Pennsylvania Court Finds No Coverage for Construction Defect Claims Under General Liability Policies

Tuesday, December 11th, 2012

By Stevi Raab

In the case of American Home Assurance Co. v. Trumbull Corp., No. GD-11-006886 (Ct. Com. Pl. Allegheny County, Oct. 10, 2012), the court granted summary judgment in favor of two excess general liability insurers on a matter of first impression relating to coverage for damages caused by alleged faulty workmanship.  The court held that, under Pennsylvania law, general liability policies do not cover such claims.

In 2007, Trumbull Corporation completed construction of a reinforced soil slope and foundation pad for a new J.C. Penney store in southwestern Pennsylvania.  Shortly after the store opened, cracks began appearing in the J.C. Penney store and two additional buildings due to soil settlement.  Three commercial tenants moved out of the shopping center because of the cracks and sued Trumbull for faulty workmanship.  Trumbull submitted the claim to its primary and excess general liability insurers.

Trumbull’s primary insurer agreed to defend it under a reservation of rights, but Trumbull’s excess insurers filed an action against Trumbull seeking a declaration that they were not obligated to provide coverage.  The excess insurers moved for summary judgment, arguing that, under Pennsylvania law, damage to buildings resulting from faulty workmanship does not constitute an “occurrence” under general liability policies.

In considering the excess insurers’ summary judgment motion, the court noted that Pennsylvania courts had previously considered coverage for construction defect claims under three fact scenarios:  (1) where the work itself was damaged; (2) where there was damage to portions of the project and the work was performed under a contract between the insured and property owner; and (3) where there was damage to other portions of the project and there was no contract between the insured and property owner.
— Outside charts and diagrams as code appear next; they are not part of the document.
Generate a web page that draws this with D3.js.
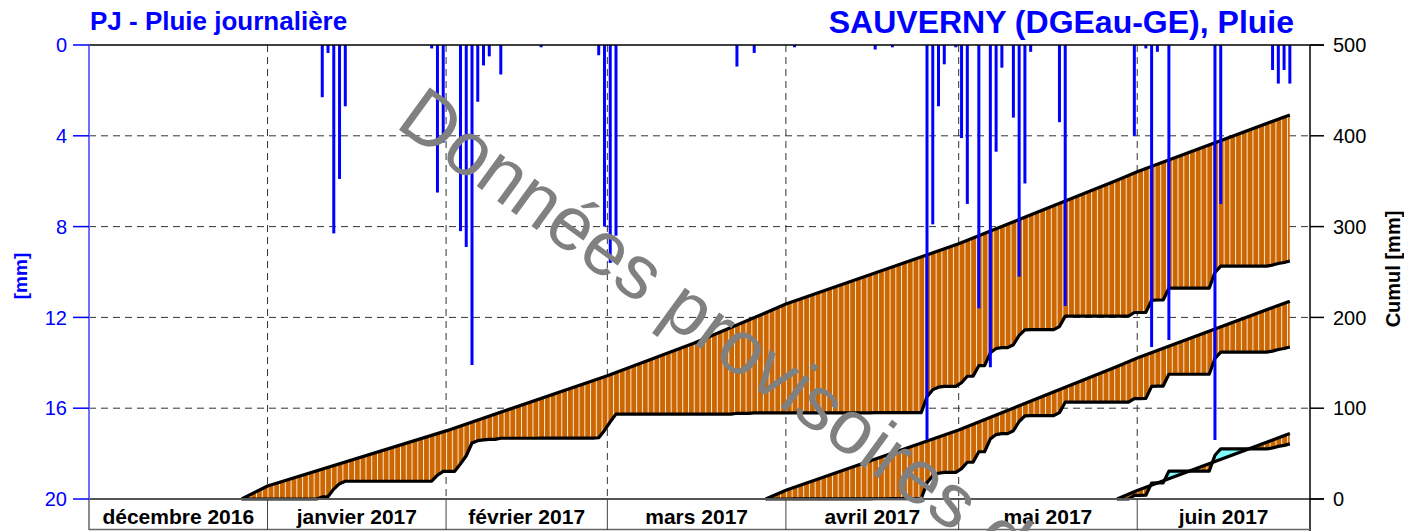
<!DOCTYPE html>
<html>
<head>
<meta charset="utf-8">
<style>
  body { margin: 0; background: #fff; }
  svg { display: block; font-family: "Liberation Sans", Arial, sans-serif; }
  .titre { font-weight: bold; fill: #0000ff; }
  .mois { font-weight: bold; font-size: 21px; fill: #000; }
  .axe-mm { font-size: 20px; fill: #0000ff; }
  .axe-cum { font-size: 20px; fill: #000; }
</style>
</head>
<body>
<div id="chart"></div>
<script src="https://cdn.jsdelivr.net/npm/d3@7"></script>
<script>
const width = 1404, height = 531;
const plot = {left: 89, right: 1310, top: 45, bottom: 499};

// pluie journaliere (mm)
const rainDates = [
  "2017-01-10", "2017-01-11", "2017-01-12", "2017-01-13", "2017-01-14",
  "2017-01-29", "2017-01-30", "2017-01-31",
  "2017-02-03", "2017-02-04", "2017-02-05", "2017-02-06", "2017-02-07", "2017-02-08", "2017-02-10",
  "2017-02-17", "2017-02-27", "2017-02-28", "2017-03-01", "2017-03-02",
  "2017-03-23", "2017-03-26", "2017-04-02", "2017-04-16", "2017-04-19",
  "2017-04-25", "2017-04-26", "2017-04-27", "2017-04-28", "2017-04-30",
  "2017-05-01", "2017-05-02", "2017-05-04", "2017-05-06", "2017-05-07", "2017-05-08",
  "2017-05-10", "2017-05-11", "2017-05-12", "2017-05-13", "2017-05-18", "2017-05-19", "2017-05-31",
  "2017-06-02", "2017-06-03", "2017-06-04", "2017-06-06", "2017-06-14", "2017-06-15",
  "2017-06-24", "2017-06-25", "2017-06-26", "2017-06-27"
];
const rainMm = [
  2.3, 0.35, 8.3, 5.9, 2.7,
  0.15, 6.5, 4.3,
  8.2, 8.9, 14.1, 2.5, 0.9, 0.5, 1.3,
  0.1, 0.45, 8.0, 9.6, 8.4,
  0.95, 0.35, 0.1, 0.2, 0.1,
  17.4, 7.9, 2.7, 0.85, 0.1,
  4.1, 7.0, 11.6, 14.2, 4.7, 1.0,
  3.2, 10.2, 6.1, 0.3, 3.4, 11.5, 4.0,
  0.15, 13.3, 0.3, 13.0, 17.4, 7.0,
  1.1, 1.7, 1.1, 1.7
];

// cumul de la pluie normale (mm), compte depuis le 27.12.2016
const normDates = [
  "2016-12-27T12:00", "2017-01-01T00:00", "2017-02-01T00:00", "2017-03-01T00:00",
  "2017-03-16T00:00", "2017-03-28T12:00", "2017-04-01T00:00", "2017-05-01T00:00",
  "2017-05-28T12:00", "2017-06-01T00:00", "2017-06-27T12:00"
];
const normCumul = [0, 14.3, 75.0, 135.8, 171.5, 205.1, 214.8, 281.0, 351.0, 360.3, 423.0];

// debuts des cumuls (6 mois, 3 mois, 1 mois)
const cumulStarts = ["2016-12-27", "2017-03-28", "2017-05-28"];
const cumulEnd = "2017-06-27";

const monthStarts = ["2016-12-01", "2017-01-01", "2017-02-01", "2017-03-01", "2017-04-01", "2017-05-01", "2017-06-01", "2017-07-01"];
const monthLabels = ["décembre 2016", "janvier 2017", "février 2017", "mars 2017", "avril 2017", "mai 2017", "juin 2017"];
const mmTicks = [0, 4, 8, 12, 16, 20];
const cumTicks = [0, 100, 200, 300, 400, 500];

const day = s => new Date(s + "T12:00:00Z");
const stamp = s => new Date(s + ":00Z");
const midnight = s => new Date(s + "T00:00:00Z");
const fmt = d3.utcFormat("%Y-%m-%d");

const x = d3.scaleUtc()
  .domain([midnight(monthStarts[0]), midnight(monthStarts[monthStarts.length - 1])])
  .range([plot.left, plot.right]);
const yMm = d3.scaleLinear().domain([0, 20]).range([plot.top, plot.bottom]);
const yCum = d3.scaleLinear().domain([0, 500]).range([plot.bottom, plot.top]);

const svg = d3.select("#chart").append("svg")
  .attr("width", width).attr("height", height);
const defs = svg.append("defs");

// hachures journalieres
const dayW = x(midnight("2017-01-02")) - x(midnight("2017-01-01"));
const pat = defs.append("pattern")
  .attr("id", "hatch")
  .attr("patternUnits", "userSpaceOnUse")
  .attr("x", plot.left).attr("y", 0)
  .attr("width", dayW).attr("height", 20);
pat.append("rect").attr("width", dayW).attr("height", 20).attr("fill", "#cc6600");
pat.append("rect").attr("x", 0).attr("width", 1).attr("height", 20).attr("fill", "#fff").attr("opacity", 0.85);

// grille
const grid = svg.append("g").attr("stroke", "#333").attr("stroke-dasharray", "7,5").attr("stroke-width", 1);
grid.selectAll("line.h").data(mmTicks.slice(1, -1)).join("line")
  .attr("x1", plot.left).attr("x2", plot.right)
  .attr("y1", d => yMm(d)).attr("y2", d => yMm(d));
grid.selectAll("line.v").data(monthStarts.slice(1, -1)).join("line")
  .attr("x1", d => x(midnight(d))).attr("x2", d => x(midnight(d)))
  .attr("y1", plot.top).attr("y2", plot.bottom);

// cumuls
const rainByDay = new Map(rainDates.map((d, i) => [d, rainMm[i]]));
const normPts = normDates.map((d, i) => ({t: stamp(d), v: normCumul[i]}));
const line = d3.line().x(d => x(d.t)).y(d => yCum(d.v));
const polyLine = d3.line();

cumulStarts.forEach((s, i) => {
  const t0 = day(s), t1 = day(cumulEnd);
  const actual = [];
  let c = 0;
  for (let t = t0; t <= t1; t = d3.utcDay.offset(t, 1)) {
    if (t > t0) c += rainByDay.get(fmt(t)) || 0;
    actual.push({t: t, v: c});
  }
  const n0 = normPts.find(p => +p.t === +t0).v;
  const ref = normPts.filter(p => p.t >= t0 && p.t <= t1).map(p => ({t: p.t, v: p.v - n0}));

  const actXY = actual.map(d => [x(d.t), yCum(d.v)]);
  const refXY = ref.map(d => [x(d.t), yCum(d.v)]);
  const xs = actXY[0][0], xe = actXY[actXY.length - 1][0];

  defs.append("clipPath").attr("id", "above" + i).append("path")
    .attr("d", polyLine(actXY.concat([[xe, 0], [xs, 0]])) + "Z");
  defs.append("clipPath").attr("id", "below" + i).append("path")
    .attr("d", polyLine(actXY.concat([[xe, height], [xs, height]])) + "Z");

  const poly = polyLine(refXY.concat(actXY.slice().reverse())) + "Z";
  svg.append("path").attr("d", poly).attr("fill", "url(#hatch)").attr("clip-path", `url(#above${i})`);
  svg.append("path").attr("d", poly).attr("fill", "#80ffff").attr("clip-path", `url(#below${i})`);

  svg.append("path").datum(ref).attr("d", line)
    .attr("fill", "none").attr("stroke", "#000").attr("stroke-width", 3.2).attr("stroke-linejoin", "round");
  svg.append("path").datum(actual).attr("d", line)
    .attr("fill", "none").attr("stroke", "#000").attr("stroke-width", 3.2).attr("stroke-linejoin", "round");
});

// pluie journaliere
svg.append("g").selectAll("line").data(rainDates).join("line")
  .attr("x1", d => x(day(d))).attr("x2", d => x(day(d)))
  .attr("y1", plot.top).attr("y2", (d, i) => yMm(rainMm[i]))
  .attr("stroke", "#0000ff").attr("stroke-width", 3);

// cadre et axes
svg.append("line").attr("x1", plot.left).attr("x2", plot.right + 14)
  .attr("y1", plot.top).attr("y2", plot.top).attr("stroke", "#000").attr("stroke-width", 1.5);
svg.append("line").attr("x1", plot.left).attr("x2", plot.right + 14)
  .attr("y1", plot.bottom).attr("y2", plot.bottom).attr("stroke", "#555").attr("stroke-width", 2);
svg.append("line").attr("x1", plot.left).attr("x2", plot.left)
  .attr("y1", plot.top).attr("y2", plot.bottom).attr("stroke", "#6f6fff").attr("stroke-width", 2);
svg.append("line").attr("x1", plot.left).attr("x2", plot.left)
  .attr("y1", plot.bottom).attr("y2", 530).attr("stroke", "#666").attr("stroke-width", 1.5);
svg.append("line").attr("x1", plot.right).attr("x2", plot.right)
  .attr("y1", plot.top).attr("y2", 531).attr("stroke", "#000").attr("stroke-width", 1.5);
svg.append("line").attr("x1", plot.left).attr("x2", plot.right)
  .attr("y1", 529.5).attr("y2", 529.5).attr("stroke", "#666").attr("stroke-width", 1.5);

// axe gauche (mm)
const axL = svg.append("g");
axL.selectAll("line").data(mmTicks).join("line")
  .attr("x1", 73).attr("x2", plot.left).attr("y1", d => yMm(d)).attr("y2", d => yMm(d))
  .attr("stroke", "#0000ff").attr("stroke-width", 1.5);
axL.selectAll("text").data(mmTicks).join("text")
  .attr("class", "axe-mm").attr("x", 67).attr("y", d => yMm(d)).attr("dy", "0.36em")
  .attr("text-anchor", "end").text(d => d);

// axe droit (cumul)
const axR = svg.append("g");
axR.selectAll("line").data(cumTicks).join("line")
  .attr("x1", plot.right).attr("x2", plot.right + 14).attr("y1", d => yCum(d)).attr("y2", d => yCum(d))
  .attr("stroke", "#000").attr("stroke-width", 1.5);
axR.selectAll("text").data(cumTicks).join("text")
  .attr("class", "axe-cum").attr("x", 1333).attr("y", d => yCum(d)).attr("dy", "0.36em")
  .text(d => d);

// mois
const mg = svg.append("g");
mg.selectAll("line").data(monthStarts.slice(1, -1)).join("line")
  .attr("x1", d => x(midnight(d))).attr("x2", d => x(midnight(d)))
  .attr("y1", plot.bottom).attr("y2", 530).attr("stroke", "#444").attr("stroke-width", 1);
mg.selectAll("text").data(monthLabels).join("text")
  .attr("class", "mois").attr("text-anchor", "middle")
  .attr("x", (d, i) => (x(midnight(monthStarts[i])) + x(midnight(monthStarts[i + 1]))) / 2)
  .attr("y", 524).text(d => d);

// titres
svg.append("text").attr("class", "titre").attr("x", 90).attr("y", 30)
  .style("font-size", "26px").text("PJ - Pluie journalière");
svg.append("text").attr("class", "titre").attr("x", 1294).attr("y", 33).attr("text-anchor", "end")
  .style("font-size", "32px").text("SAUVERNY (DGEau-GE), Pluie");
svg.append("text").attr("transform", "translate(27,276) rotate(-90)").attr("text-anchor", "middle")
  .style("font-size", "19px").style("font-weight", "bold").attr("fill", "#0000ff").text("[mm]");
svg.append("text").attr("transform", "translate(1400,269) rotate(-90)").attr("text-anchor", "middle")
  .style("font-size", "20px").style("font-weight", "bold").attr("fill", "#000").text("Cumul [mm]");

// filigrane
svg.append("text").attr("transform", "translate(394,126) rotate(36)")
  .style("font-size", "76px").attr("fill", "#808080").text("Données provisoires de");
</script>
</body>
</html>
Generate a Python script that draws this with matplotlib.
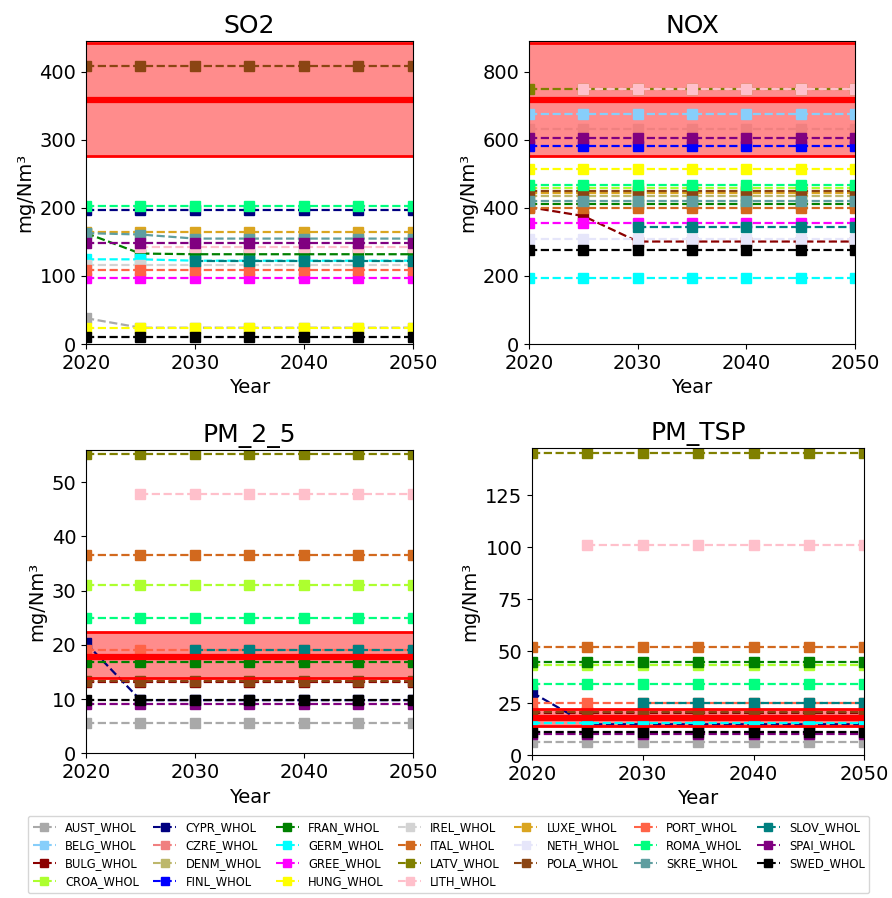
import matplotlib
matplotlib.use("Agg")
import matplotlib.pyplot as plt
from matplotlib.lines import Line2D
import numpy as np

nan = np.nan

years = [2020, 2025, 2030, 2035, 2040, 2045, 2050]

countries = ['AUST', 'BELG', 'BULG', 'CROA', 'CYPR', 'CZRE', 'DENM', 'FINL', 'FRAN',
             'GERM', 'GREE', 'HUNG', 'IREL', 'ITAL', 'LATV', 'LITH', 'LUXE', 'NETH',
             'POLA', 'PORT', 'ROMA', 'SKRE', 'SLOV', 'SPAI', 'SWED']

colors = ['darkgray', 'lightskyblue', 'darkred', 'greenyellow', 'navy', 'lightcoral',
          'darkkhaki', 'blue', 'green', 'cyan', 'magenta', 'yellow', 'lightgray',
          'chocolate', 'olive', 'pink', 'goldenrod', 'lavender', 'saddlebrown',
          'tomato', 'springgreen', 'cadetblue', 'teal', 'purple', 'black']

# emission values per country (mg/Nm3), NaN where a country has no value
so2 = {
    'AUST': [38, 24, 24, 24, 24, 24, 24],
    'CYPR': [197, 197, 197, 197, 197, 197, 197],
    'FRAN': [163, 133, 132, 132, 132, 132, 132],
    'GERM': [124.5, 124.5, 122.5, 122.5, 122.5, 122.5, 122.5],
    'GREE': [96.6, 96.6, 96.6, 96.6, 96.6, 96.6, 96.6],
    'HUNG': [24, 24, 24, 24, 24, 24, 24],
    'IREL': [116, 116, 116, 116, 116, 116, 116],
    'LITH': [nan, 142, 142, 142, 142, 142, 142],
    'LUXE': [164, 164, 164, 164, 164, 164, 164],
    'POLA': [408, 408, 408, 408, 408, 408, 408],
    'PORT': [109, 109, 109, 109, 109, 109, 109],
    'ROMA': [203, 203, 203, 203, 203, 203, 203],
    'SKRE': [163, 161, 155, 155, 155, 155, 155],
    'SLOV': [nan, nan, 122, 122, 122, 122, 122],
    'SPAI': [148, 148, 148, 148, 148, 148, 148],
    'SWED': [10.7, 10.7, 10.7, 10.7, 10.7, 10.7, 10.7],
}

nox = {
    'BELG': [676, 676, 676, 676, 676, 676, 676],
    'BULG': [402, 376, 301, 301, 301, 301, 301],
    'CROA': [458, 458, 458, 458, 458, 458, 458],
    'CZRE': [631, 631, 631, 631, 631, 631, 631],
    'DENM': [435, 435, 435, 435, 435, 435, 435],
    'FINL': [583, 583, 583, 583, 583, 583, 583],
    'FRAN': [411, 411, 411, 411, 411, 411, 411],
    'GERM': [195, 195, 195, 195, 195, 195, 195],
    'GREE': [355, 355, 355, 355, 355, 355, 355],
    'HUNG': [514, 514, 514, 514, 514, 514, 514],
    'ITAL': [399, 399, 399, 399, 399, 399, 399],
    'LATV': [749, 749, 749, 749, 749, 749, 749],
    'LITH': [nan, 749, 749, 749, 749, 749, 749],
    'LUXE': [444, 444, 444, 444, 444, 444, 444],
    'NETH': [309, 309, 309, 309, 309, 309, 309],
    'POLA': [449, 449, 449, 449, 449, 449, 449],
    'ROMA': [467, 467, 467, 467, 467, 467, 467],
    'SKRE': [421, 421, 421, 421, 421, 421, 421],
    'SLOV': [nan, nan, 345, 345, 345, 345, 345],
    'SPAI': [605, 605, 605, 605, 605, 605, 605],
    'SWED': [276, 276, 276, 276, 276, 276, 276],
}

pm25 = {
    'AUST': [5.6, 5.6, 5.6, 5.6, 5.6, 5.6, 5.6],
    'BULG': [13.1, 13.1, 13.1, 13.1, 13.1, 13.1, 13.1],
    'CROA': [31.0, 31.0, 31.0, 31.0, 31.0, 31.0, 31.0],
    'CYPR': [20.3, 9.8, 9.8, 9.8, 9.8, 9.8, 9.8],
    'FRAN': [16.8, 16.8, 16.8, 16.8, 16.8, 16.8, 16.8],
    'ITAL': [36.6, 36.6, 36.6, 36.6, 36.6, 36.6, 36.6],
    'LATV': [55.2, 55.2, 55.2, 55.2, 55.2, 55.2, 55.2],
    'LITH': [nan, 47.7, 47.7, 47.7, 47.7, 47.7, 47.7],
    'POLA': [13.3, 13.3, 13.3, 13.3, 13.3, 13.3, 13.3],
    'PORT': [19.0, 19.0, 19.0, 19.0, 19.0, 19.0, 19.0],
    'ROMA': [25.0, 25.0, 25.0, 25.0, 25.0, 25.0, 25.0],
    'SLOV': [nan, nan, 19.0, 19.0, 19.0, 19.0, 19.0],
    'SPAI': [9.1, 9.1, 9.1, 9.1, 9.1, 9.1, 9.1],
    'SWED': [9.9, 9.9, 9.9, 9.9, 9.9, 9.9, 9.9],
}

pmtsp = {
    'AUST': [6.4, 6.4, 6.4, 6.4, 6.4, 6.4, 6.4],
    'BULG': [20.3, 20.3, 20.3, 20.3, 20.3, 20.3, 20.3],
    'CROA': [43.3, 43.3, 43.3, 43.3, 43.3, 43.3, 43.3],
    'CYPR': [30.1, 14.8, 14.8, 14.8, 14.8, 14.8, 14.8],
    'FRAN': [44.6, 44.6, 44.6, 44.6, 44.6, 44.6, 44.6],
    'GERM': [15.2, 15.2, 15.2, 15.2, 15.2, 15.2, 15.2],
    'ITAL': [51.8, 51.8, 51.8, 51.8, 51.8, 51.8, 51.8],
    'LATV': [145.3, 145.3, 145.3, 145.3, 145.3, 145.3, 145.3],
    'LITH': [nan, 101, 101, 101, 101, 101, 101],
    'POLA': [20.5, 20.5, 20.5, 20.5, 20.5, 20.5, 20.5],
    'PORT': [25.2, 25.2, 25.2, 25.2, 25.2, 25.2, 25.2],
    'ROMA': [34.3, 34.3, 34.3, 34.3, 34.3, 34.3, 34.3],
    'SLOV': [nan, nan, 25.2, 25.2, 25.2, 25.2, 25.2],
    'SPAI': [10.2, 10.2, 10.2, 10.2, 10.2, 10.2, 10.2],
    'SWED': [11.0, 11.0, 11.0, 11.0, 11.0, 11.0, 11.0],
}

# emission limit range (low, mid, high) per pollutant
so2_limits = [276, 358, 443]
nox_limits = [551, 716, 884]
pm25_limits = [13.8, 17.7, 22.3]
pmtsp_limits = [13.9, 18.0, 22.0]

panels = [
    ('SO2', so2, so2_limits, 445, [0.0964, 0.6169, 0.3666, 0.3371]),
    ('NOX', nox, nox_limits, 889, [0.5930, 0.6169, 0.3655, 0.3371]),
    ('PM_2_5', pm25, pm25_limits, 55.9, [0.0964, 0.1611, 0.3666, 0.3378]),
    ('PM_TSP', pmtsp, pmtsp_limits, 147.5, [0.5964, 0.1592, 0.3725, 0.3415]),
]

fig = plt.figure(figsize=(8.92, 8.98), dpi=100)

for title, data, limits, ytop, rect in panels:
    ax = fig.add_axes(rect)
    for c, col in zip(countries, colors):
        if c in data:
            ax.plot(years, data[c], '--s', color=col, lw=1.6, ms=6.5)
    lo, mid, hi = limits
    ax.fill_between(years, lo, hi, color='red', alpha=0.45, lw=0)
    ax.axhline(lo, color='red', lw=2)
    ax.axhline(hi, color='red', lw=2)
    ax.axhline(mid, color='red', lw=4.5)
    ax.set_xlim(2020, 2050)
    ax.set_ylim(0, ytop)
    ax.set_xticks([2020, 2030, 2040, 2050])
    ax.tick_params(labelsize=14)
    ax.set_title(title, fontsize=18)
    ax.set_xlabel('Year', fontsize=14)
    ax.set_ylabel('mg/Nm³', fontsize=14)

handles = [Line2D([], [], ls='--', marker='s', color=col, lw=1.5, ms=5.5) for col in colors]
labels = [c + '_WHOL' for c in countries]
fig.legend(handles, labels, loc='lower center', bbox_to_anchor=(0.503, 0.0056),
           borderaxespad=0, ncol=7, fontsize=8.3, columnspacing=1.25,
           handletextpad=0.8, labelspacing=0.45)

fig.savefig('out.png', dpi=100)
Although Pennsylvania courts had consistently agreed that an insurer may properly deny coverage for damage to the faulty work itself, the court noted that the last two situations could be analyzed under two inconsistent lines of reasoning:  the first finding coverage for ancillary damage, and the second concluding that damage resulting from faulty workmanship is never covered because “faulty workmanship can never constitute an accident.”  According to the court, Trumbull presented a fourth situation – i.e., where the faulty workmanship damages the property of a third party who was not involved in the project and had no relationship with the insured.  However, because it concluded that Pennsylvania’s appellate courts have adopted the second of the lines of reasoning described above, the court held that the excess insurers were not obligated to provide coverage to Trumbull.

Trumbull indicates that Pennsylvania courts have adopted a blanket rule that general liability policies do not cover damages resulting from faulty workmanship.  If appealed, the Trumbull decision will provide Pennsylvania’s appellate court with the opportunity to clarify Pennsylvania law regarding coverage for construction defect claims under general liability policies.